Os meninos Fernando e Vinícius falaram algo sobre uma história que aconteceu há muitos anos. Em Serra da Saudade, todo mundo conhece o “causo” do menino que entregava marmitas para os trabalhadores do túnel.  As lembranças de Zé Gomes, de 76 anos, reviram o passado, “quando o pau quebrava mesmo nas festas”. “Deve ter sido em 1948, mais ou menos. Contavam que ele era carregador de bóia para a turma. Ele ‘lá ia’ com as marmitas e caiu um dreno na cabeça. Ele era novo, rapazinho. Tem a cruz lá para ele”, diz, referindo-se ao símbolo no local de sua morte. Tem a história da Balofa também, uma mulher que morava ali, aponta Zé para a rua à direita da praça. Segundo a lenda, ela bebeu veneno e se afogou dentro de uma gruta na região, em 1940 e poucos, não se sabe ao certo. Fantasmas não assuntam Zé Gomes. “O povo contava isso, que ali naquela curva aparecia assombração, mas nunca vi isso não”, ri, dizendo que mora sozinho e nunca viu nada.

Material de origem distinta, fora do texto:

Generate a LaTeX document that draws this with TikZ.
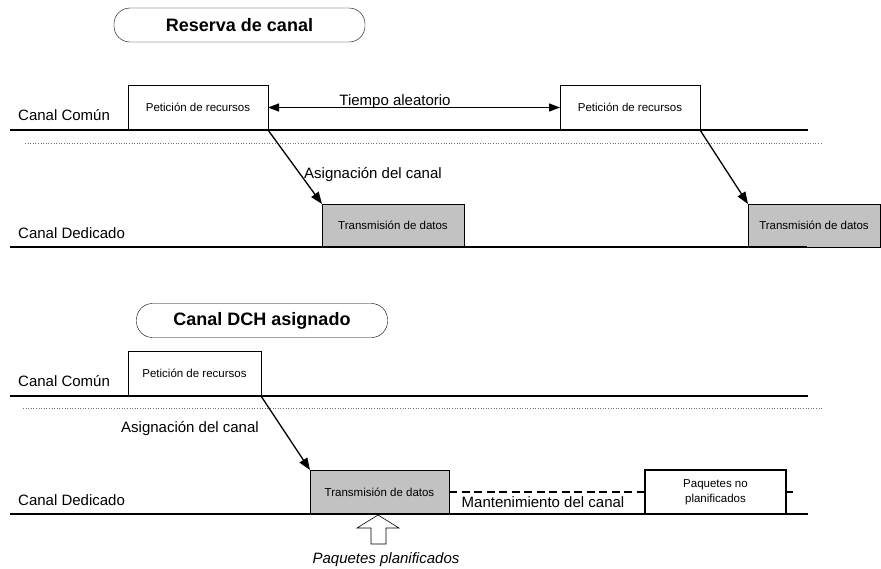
\documentclass[tikz,border=0pt]{standalone}
\usepackage{fontspec}
\setmainfont{Liberation Sans}
\usepackage{tikz}
\usetikzlibrary{positioning}
\usetikzlibrary{arrows.meta}

\tikzset{
    titulo/.style={draw, rounded corners=16pt, inner sep=0pt, minimum width=251pt, minimum height=34pt, font=\fontsize{18}{21}\selectfont\bfseries},
    caja/.style={draw, anchor=north west, inner sep=0pt, outer sep=0pt, line width=0.6pt, align=center, font=\fontsize{11.5}{15}\selectfont},
    datos/.style={caja, fill=black!24},
    etiq/.style={inner sep=0pt, font=\fontsize{15}{18}\selectfont},
    canal/.style={line width=1.6pt},
    guia/.style={dotted, black!55, line width=0.6pt},
    flecha/.style={-{Triangle[length=12pt,width=9pt]}, line width=1.3pt},
}

\begin{document}
\begin{tikzpicture}[x=1pt, y=-1pt]
    \useasboundingbox (0,0) rectangle (881,568);
    % nodes %
    \node[titulo] (t1) at (239.5,25) {Reserva de canal};
    \node[etiq, anchor=base west] (cc1) at (18,120) {Canal Común};
    \node[etiq, anchor=base west] (cd1) at (18,238) {Canal Dedicado};
    \node[caja, minimum width=140pt, minimum height=45pt] (p1) at (128,85) {Petición de recursos};
    \node[caja, minimum width=140pt, minimum height=45pt] (p2) at (560,85) {Petición de recursos};
    \node[datos, minimum width=142pt, minimum height=43pt] (d1) at (322,204) {Transmisión de datos};
    \node[datos, minimum width=132pt, minimum height=43pt] (d2) at (748,204) {Transmisión de datos};
    \node[etiq, anchor=base] (ta) at (395,105) {Tiempo aleatorio};
    \node[etiq, anchor=base] (as1) at (373,178) {Asignación del canal};

    \node[titulo] (t2) at (262,320.5) {Canal DCH asignado};
    \node[etiq, anchor=base west] (cc2) at (18,386) {Canal Común};
    \node[etiq, anchor=base west] (cd2) at (18,505) {Canal Dedicado};
    \node[caja, minimum width=133pt, minimum height=45pt] (p3) at (128,351) {Petición de recursos};
    \node[datos, minimum width=139pt, minimum height=44pt] (d3) at (310,470) {Transmisión de datos};
    \node[caja, line width=2pt, minimum width=141pt, minimum height=44pt] (pnp) at (645,470) {Paquetes no\\planificados};
    \node[etiq, anchor=base] (mc) at (543,507) {Mantenimiento del canal};
    \node[etiq, anchor=base] (as2) at (190,432) {Asignación del canal};
    \node[etiq, anchor=base, font=\fontsize{15}{18}\selectfont\itshape] (pp) at (386,563) {Paquetes planificados};
    \coordinate (fin) at (793,492);
    % channels %
    \draw[canal] (10,130) -- (808,130);
    \draw[canal] (10,247) -- (807,247);
    \draw[guia] (25,143) -- (822,143);
    \draw[canal] (10,396) -- (808,396);
    \draw[canal] (10,514) -- (808,514);
    \draw[guia] (23,408) -- (822,408);
    % edges %
    \draw[{Triangle[length=11pt,width=8pt]}-{Triangle[length=11pt,width=8pt]}, line width=1.3pt] (p1.east) -- (p2.west);
    \draw[flecha] (p1.south east) -- (d1.north west);
    \draw[flecha] (p2.south east) -- (d2.north west);
    \draw[flecha] (p3.south east) -- (d3.north west);
    \draw[dashed, dash pattern=on 8pt off 4.5pt, line width=1.1pt] (d3.east) -- (pnp.west);
    \draw[dashed, dash pattern=on 8pt off 4.5pt, line width=1.1pt] (pnp.east) -- (fin);
    % hollow arrow %
    \draw[line width=0.6pt, fill=white] (378,515) -- (399,528) -- (386,528) -- (386,544) -- (371,544) -- (371,528) -- (357,528) -- cycle;
\end{tikzpicture}
\end{document}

Outra lenda explica o nome da cidade. Contam que no século 18, uma tribo de índios vivia ali. Por motivos desconhecidos, a tribo foi dizimada, restando apenas uma sobrevivente, que vivia em completa solidão. Certa feita, parentes que moravam na Bahia lhe escreveram uma carta – naquela época o transporte era lento e improvisado. Muito tempo depois, a carta chegou, mas a índia já havia falecido. Os moradores, então, abriram a carta, um tanto danificada, com uma única palavra legível: saudade.